A Muslim leader seen as a major figure in efforts to end bloody fighting in Thailand's south has been shot dead, raising concern about the future of peace talks.
Imam Yacob Raimanee of the Pattani Central Mosque - the main house of Islamic worship in one of several violence-plagued southern provinces - was gunned down on Monday afternoon in the town of Pattani, police said.
The imam was one of those supporting the talks ... he was killed, so we are concerned.
The killing came despite an agreement between Thailand and Muslim rebels from the region to try to avoid bloodshed during the Muslim fasting month of Ramadan, which ends this week.
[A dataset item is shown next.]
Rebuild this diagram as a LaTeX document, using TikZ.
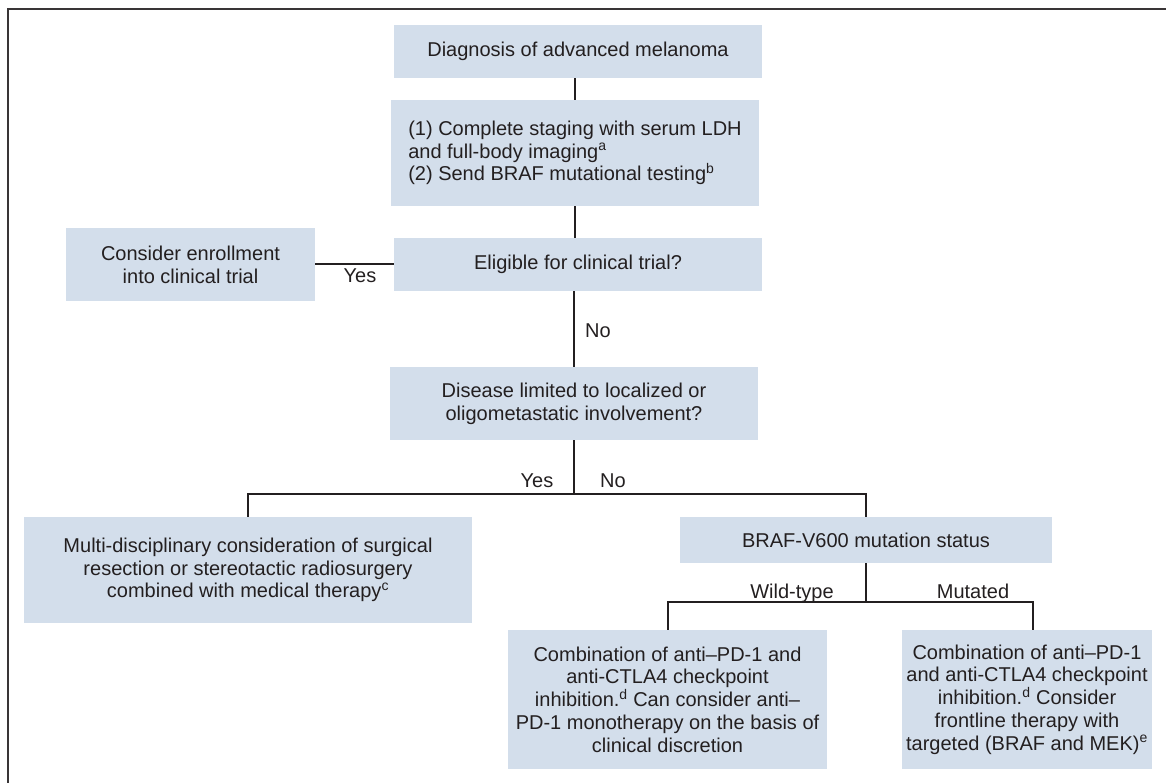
\documentclass[tikz,border=0pt]{standalone}
\usepackage{fontspec}
\setmainfont{Liberation Sans}
\usepackage{xcolor}
\definecolor{boxblue}{HTML}{D3DEEB}
\definecolor{inkgray}{HTML}{231F20}
\usetikzlibrary{calc}

\begin{document}
\begin{tikzpicture}[x=1pt,y=-1pt,
    box/.style={fill=boxblue, inner sep=0pt, align=center, text=inkgray,
      font=\fontsize{20}{22.8}\selectfont},
    link/.style={draw=inkgray, line width=2pt},
    lab/.style={text=inkgray, inner sep=0pt, anchor=base, font=\fontsize{20}{22.8}\selectfont}]
      %
      \useasboundingbox (0,0) rectangle (1166,783);
      \draw[draw=inkgray!90, line width=2.4pt] (8,790) -- (8,9) -- (1170,9);

      % main column
      \node[box, minimum width=368, minimum height=53] (diag) at (578,51.5)
        {Diagnosis of advanced melanoma};
      \node[box, minimum width=368, minimum height=106, align=left] (stage) at (575,153)
        {(1) Complete staging with serum LDH\\and full-body imaging\textsuperscript{a}\\(2) Send BRAF mutational testing\textsuperscript{b}};
      \node[box, minimum width=368, minimum height=53] (trial) at (578,264.5)
        {Eligible for clinical trial?};
      \node[box, minimum width=249, minimum height=73] (enroll) at (190.5,264.5)
        {Consider enrollment\\into clinical trial};
      \node[box, minimum width=368, minimum height=73] (disease) at (574,403.5)
        {Disease limited to localized or\\oligometastatic involvement?};

      % second level
      \node[box, minimum width=448, minimum height=106] (multi) at (248,570)
        {Multi-disciplinary consideration of surgical\\resection or stereotactic radiosurgery\\combined with medical therapy\textsuperscript{c}};
      \node[box, minimum width=372, minimum height=46] (braf) at (866,540)
        {BRAF-V600 mutation status};

      % third level
      \node[box, minimum width=319, minimum height=139] (wild) at (667.5,699.5)
        {Combination of anti--PD-1 and\\anti-CTLA4 checkpoint\\inhibition.\textsuperscript{d} Can consider anti--\\PD-1 monotherapy on the basis of\\clinical discretion};
      \node[box, minimum width=250, minimum height=139] (mut) at (1027,699.5)
        {Combination of anti--PD-1\\and anti-CTLA4 checkpoint\\inhibition.\textsuperscript{d} Consider\\frontline therapy with\\targeted (BRAF and MEK)\textsuperscript{e}};

      % connectors
      \draw[link] (diag.south -| stage.north) -- (stage.north);
      \draw[link] (stage.south) -- (stage.south |- trial.north);
      \draw[link] (trial.west) -- (enroll.east);
      \draw[link] (trial.south -| disease.north) -- (disease.north);
      \coordinate (split) at ($(disease.south)+(0,54)$);
      \draw[link] (disease.south) -- (split);
      \draw[link] (multi.north) |- (split) -| (braf.north);
      \coordinate (fork) at ($(braf.south)+(0,39)$);
      \draw[link] (braf.south) -- (fork);
      \draw[link] (wild.north) |- (fork) -| ([xshift=6]mut.north);

      % branch labels
      \node[lab] (yes1) at (360,283) {Yes};
      \node[lab, anchor=base west] (no1) at (585,337) {No};
      \node[lab] (yes2) at (537,487) {Yes};
      \node[lab] (no2) at (613,487) {No};
      \node[lab] (wt) at (792,598) {Wild-type};
      \node[lab] (mt) at (973,598) {Mutated};
    \end{tikzpicture}
\end{document}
"I can say that this incident is worrying," National Security Council chief and lead peace negotiator Paradorn Pattanatabut told the AFP news agency. "The imam was one of those supporting the talks... he was killed, so we are concerned," he said.
The fighting in the Muslim-dominated region has claimed more than 5,700 lives since 2004, with bombings, shootings and even beheadings targeting those perceived as collaborating with the Thai state.
Rebel groups have never clearly stated their demands, but they are thought to want more autonomy or a separate state in a region that was part of a Malay sultanate until annexed by Thailand in 1909.
In recent months, talks between the Thai authorities and some rebel groups including the Barisan Revolusi Nasional have brought tentative hopes of peace.
Malaysia - which has hosted peace talks - announced on July 12 that the two sides had agreed to try to stem the unrest during Ramadan.
But after a period of relative calm, violence resumed in late July, with a spate of bomb and gun attacks in southern Thailand that left nine people dead including teachers and police officers.
Paradorn vowed that the talks will continue. "They are trying to frighten people - so we have to be patient and strong," he said.